As I talked about in my previous story, I lost my apartment in a fire on campus a few weeks ago. Yes, I am still devastated by this, but it is time for me to move on and try to get a fresh start.
Though I am lucky enough to still live on campus in an apartment, I somewhat feel like I am a freshman again. This is because I moved into an entirely new place, with three roommates who I did not really know. I am typically a very anxious and nervous person, so this big change was terrifying when I was about to go through it. For my first three years of college I lived with the same person and never really thought that I would have to experience not having her at least in the next room over. I was also living with another friend and was excited to celebrate our senior year together.
But now, I am starting fresh, and I realized I have to put a smile on my face and take life for what it is. I cannot change the fact that we lost our apartment so early in our senior year, so it is up to me to make the most of what I now have.

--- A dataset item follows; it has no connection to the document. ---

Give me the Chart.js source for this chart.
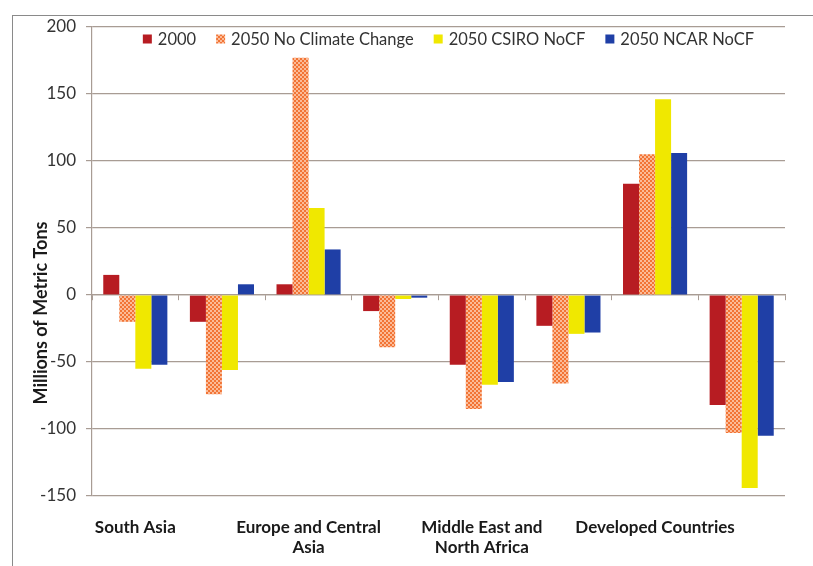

In a few ways this event has changed my life for the better. For example, I have been going to the gym a lot more, whether it is just because I enjoy working out or because I am frustrated and exercising makes me feel better. I also have started eating healthier. Since I realized I can now somewhat start fresh, I figured I might as well make it in a healthier way.
This is my senior year, and though I want to have fun and celebrate being almost done, I know I still have to take my work seriously. In this restart that I am trying to do, I am trying to become more organized and work on my time management skills. Whether it's at my internship, my classes, my job, or working on my senior project, I am starting to learn the most effective and efficient ways to get things done.
I realize that I probably should have done this restart a few years ago, but it took something happening, even though it was not a good thing, to make me realize that these changes could happen.
Restarting and refreshing is definitely terrifying for me as I am not someone who usually likes change. But, I was forced to make one change so I figured if I could do that, I could do some more and I think, if I work hard at it, I can keep it up.
I never expected to be "restarting" during my senior year, and it hasn't been easy. But, in a way, I am glad that it gave me the push to change certain things.